§ Problem description
With the pictures left out, copy the listing below exactly.

§ Dataset excerpt

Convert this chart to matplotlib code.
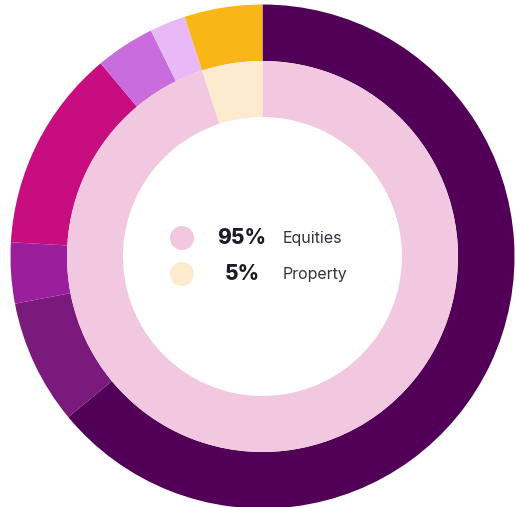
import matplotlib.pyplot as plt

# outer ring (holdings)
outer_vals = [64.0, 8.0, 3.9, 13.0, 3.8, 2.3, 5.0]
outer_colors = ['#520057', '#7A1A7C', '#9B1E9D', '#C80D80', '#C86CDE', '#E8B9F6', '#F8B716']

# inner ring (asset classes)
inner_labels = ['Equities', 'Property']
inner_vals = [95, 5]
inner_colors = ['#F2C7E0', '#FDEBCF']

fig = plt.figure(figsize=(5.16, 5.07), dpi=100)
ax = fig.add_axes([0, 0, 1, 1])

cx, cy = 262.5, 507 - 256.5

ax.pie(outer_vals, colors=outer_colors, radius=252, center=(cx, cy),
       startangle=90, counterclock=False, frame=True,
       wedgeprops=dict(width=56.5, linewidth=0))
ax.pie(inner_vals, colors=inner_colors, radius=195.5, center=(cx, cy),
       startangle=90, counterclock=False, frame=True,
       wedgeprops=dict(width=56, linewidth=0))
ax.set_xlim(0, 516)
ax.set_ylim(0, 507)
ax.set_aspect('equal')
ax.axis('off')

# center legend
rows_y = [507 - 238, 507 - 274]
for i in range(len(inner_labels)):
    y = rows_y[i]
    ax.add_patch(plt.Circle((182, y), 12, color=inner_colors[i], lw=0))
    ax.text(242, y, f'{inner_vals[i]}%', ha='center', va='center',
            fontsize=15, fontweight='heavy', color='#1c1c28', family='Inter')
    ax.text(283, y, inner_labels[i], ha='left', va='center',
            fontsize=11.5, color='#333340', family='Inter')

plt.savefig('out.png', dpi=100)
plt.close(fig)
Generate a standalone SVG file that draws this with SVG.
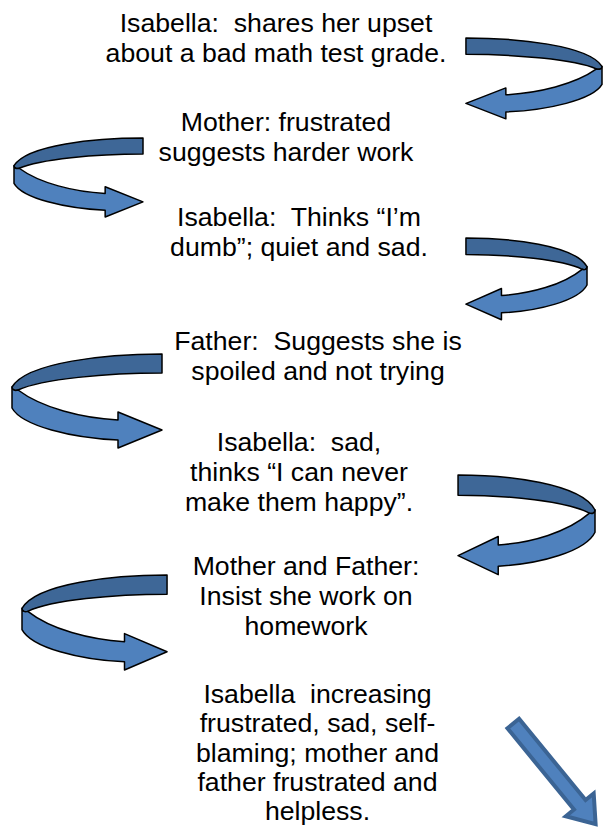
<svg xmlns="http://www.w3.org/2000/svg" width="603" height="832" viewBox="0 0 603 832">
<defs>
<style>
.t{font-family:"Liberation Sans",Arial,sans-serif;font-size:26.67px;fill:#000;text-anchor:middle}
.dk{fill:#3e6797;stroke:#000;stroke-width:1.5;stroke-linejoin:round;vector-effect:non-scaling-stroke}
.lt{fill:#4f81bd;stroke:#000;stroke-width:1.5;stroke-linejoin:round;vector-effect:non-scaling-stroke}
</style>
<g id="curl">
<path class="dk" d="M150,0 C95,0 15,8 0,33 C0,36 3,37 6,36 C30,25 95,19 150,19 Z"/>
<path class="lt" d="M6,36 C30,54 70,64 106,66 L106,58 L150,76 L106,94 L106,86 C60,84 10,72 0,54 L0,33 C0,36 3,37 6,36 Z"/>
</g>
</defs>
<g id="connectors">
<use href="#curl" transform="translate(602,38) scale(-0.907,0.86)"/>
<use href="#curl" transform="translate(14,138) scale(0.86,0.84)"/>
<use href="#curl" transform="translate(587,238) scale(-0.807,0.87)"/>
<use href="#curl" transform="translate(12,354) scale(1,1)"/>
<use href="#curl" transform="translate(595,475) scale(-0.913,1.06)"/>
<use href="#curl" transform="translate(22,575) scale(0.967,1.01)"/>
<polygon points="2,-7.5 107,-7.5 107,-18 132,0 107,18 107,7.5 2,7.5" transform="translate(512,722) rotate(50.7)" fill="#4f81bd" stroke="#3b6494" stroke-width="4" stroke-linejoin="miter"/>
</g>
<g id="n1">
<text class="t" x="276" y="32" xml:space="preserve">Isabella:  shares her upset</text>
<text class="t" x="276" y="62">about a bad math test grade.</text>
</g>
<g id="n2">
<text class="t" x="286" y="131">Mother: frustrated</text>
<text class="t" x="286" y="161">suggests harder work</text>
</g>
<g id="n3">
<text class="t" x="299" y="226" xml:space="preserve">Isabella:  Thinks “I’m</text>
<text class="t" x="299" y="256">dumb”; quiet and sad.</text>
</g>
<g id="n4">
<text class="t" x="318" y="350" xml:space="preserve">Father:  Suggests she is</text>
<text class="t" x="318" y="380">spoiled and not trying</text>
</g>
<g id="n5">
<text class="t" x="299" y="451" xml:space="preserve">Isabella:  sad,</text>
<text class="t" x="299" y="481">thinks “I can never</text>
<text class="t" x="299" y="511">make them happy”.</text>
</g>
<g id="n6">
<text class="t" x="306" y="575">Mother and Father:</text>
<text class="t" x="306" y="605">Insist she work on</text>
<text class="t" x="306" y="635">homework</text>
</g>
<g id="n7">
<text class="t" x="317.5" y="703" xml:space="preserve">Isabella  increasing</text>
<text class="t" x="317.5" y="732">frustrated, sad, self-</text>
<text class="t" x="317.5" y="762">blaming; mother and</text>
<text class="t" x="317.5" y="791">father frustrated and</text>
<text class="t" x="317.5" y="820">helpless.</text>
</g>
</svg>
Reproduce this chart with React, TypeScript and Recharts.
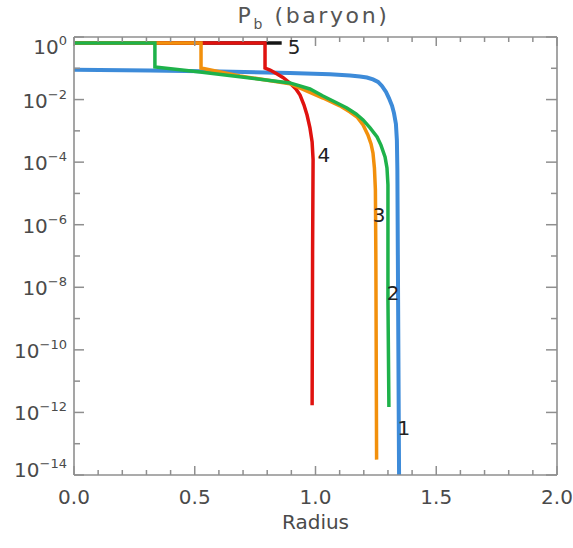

§ Task solution
Convert this chart to matplotlib code.
import matplotlib.pyplot as plt

# outer ring (holdings)
outer_vals = [64.0, 8.0, 3.9, 13.0, 3.8, 2.3, 5.0]
outer_colors = ['#520057', '#7A1A7C', '#9B1E9D', '#C80D80', '#C86CDE', '#E8B9F6', '#F8B716']

# inner ring (asset classes)
inner_labels = ['Equities', 'Property']
inner_vals = [95, 5]
inner_colors = ['#F2C7E0', '#FDEBCF']

fig = plt.figure(figsize=(5.16, 5.07), dpi=100)
ax = fig.add_axes([0, 0, 1, 1])

cx, cy = 262.5, 507 - 256.5

ax.pie(outer_vals, colors=outer_colors, radius=252, center=(cx, cy),
       startangle=90, counterclock=False, frame=True,
       wedgeprops=dict(width=56.5, linewidth=0))
ax.pie(inner_vals, colors=inner_colors, radius=195.5, center=(cx, cy),
       startangle=90, counterclock=False, frame=True,
       wedgeprops=dict(width=56, linewidth=0))
ax.set_xlim(0, 516)
ax.set_ylim(0, 507)
ax.set_aspect('equal')
ax.axis('off')

# center legend
rows_y = [507 - 238, 507 - 274]
for i in range(len(inner_labels)):
    y = rows_y[i]
    ax.add_patch(plt.Circle((182, y), 12, color=inner_colors[i], lw=0))
    ax.text(242, y, f'{inner_vals[i]}%', ha='center', va='center',
            fontsize=15, fontweight='heavy', color='#1c1c28', family='Inter')
    ax.text(283, y, inner_labels[i], ha='left', va='center',
            fontsize=11.5, color='#333340', family='Inter')

plt.savefig('out.png', dpi=100)
plt.close(fig)
Generate a standalone SVG file that draws this with SVG.
<svg xmlns="http://www.w3.org/2000/svg" width="603" height="832" viewBox="0 0 603 832">
<defs>
<style>
.t{font-family:"Liberation Sans",Arial,sans-serif;font-size:26.67px;fill:#000;text-anchor:middle}
.dk{fill:#3e6797;stroke:#000;stroke-width:1.5;stroke-linejoin:round;vector-effect:non-scaling-stroke}
.lt{fill:#4f81bd;stroke:#000;stroke-width:1.5;stroke-linejoin:round;vector-effect:non-scaling-stroke}
</style>
<g id="curl">
<path class="dk" d="M150,0 C95,0 15,8 0,33 C0,36 3,37 6,36 C30,25 95,19 150,19 Z"/>
<path class="lt" d="M6,36 C30,54 70,64 106,66 L106,58 L150,76 L106,94 L106,86 C60,84 10,72 0,54 L0,33 C0,36 3,37 6,36 Z"/>
</g>
</defs>
<g id="connectors">
<use href="#curl" transform="translate(602,38) scale(-0.907,0.86)"/>
<use href="#curl" transform="translate(14,138) scale(0.86,0.84)"/>
<use href="#curl" transform="translate(587,238) scale(-0.807,0.87)"/>
<use href="#curl" transform="translate(12,354) scale(1,1)"/>
<use href="#curl" transform="translate(595,475) scale(-0.913,1.06)"/>
<use href="#curl" transform="translate(22,575) scale(0.967,1.01)"/>
<polygon points="2,-7.5 107,-7.5 107,-18 132,0 107,18 107,7.5 2,7.5" transform="translate(512,722) rotate(50.7)" fill="#4f81bd" stroke="#3b6494" stroke-width="4" stroke-linejoin="miter"/>
</g>
<g id="n1">
<text class="t" x="276" y="32" xml:space="preserve">Isabella:  shares her upset</text>
<text class="t" x="276" y="62">about a bad math test grade.</text>
</g>
<g id="n2">
<text class="t" x="286" y="131">Mother: frustrated</text>
<text class="t" x="286" y="161">suggests harder work</text>
</g>
<g id="n3">
<text class="t" x="299" y="226" xml:space="preserve">Isabella:  Thinks “I’m</text>
<text class="t" x="299" y="256">dumb”; quiet and sad.</text>
</g>
<g id="n4">
<text class="t" x="318" y="350" xml:space="preserve">Father:  Suggests she is</text>
<text class="t" x="318" y="380">spoiled and not trying</text>
</g>
<g id="n5">
<text class="t" x="299" y="451" xml:space="preserve">Isabella:  sad,</text>
<text class="t" x="299" y="481">thinks “I can never</text>
<text class="t" x="299" y="511">make them happy”.</text>
</g>
<g id="n6">
<text class="t" x="306" y="575">Mother and Father:</text>
<text class="t" x="306" y="605">Insist she work on</text>
<text class="t" x="306" y="635">homework</text>
</g>
<g id="n7">
<text class="t" x="317.5" y="703" xml:space="preserve">Isabella  increasing</text>
<text class="t" x="317.5" y="732">frustrated, sad, self-</text>
<text class="t" x="317.5" y="762">blaming; mother and</text>
<text class="t" x="317.5" y="791">father frustrated and</text>
<text class="t" x="317.5" y="820">helpless.</text>
</g>
</svg>
Reproduce this chart with React, TypeScript and Recharts.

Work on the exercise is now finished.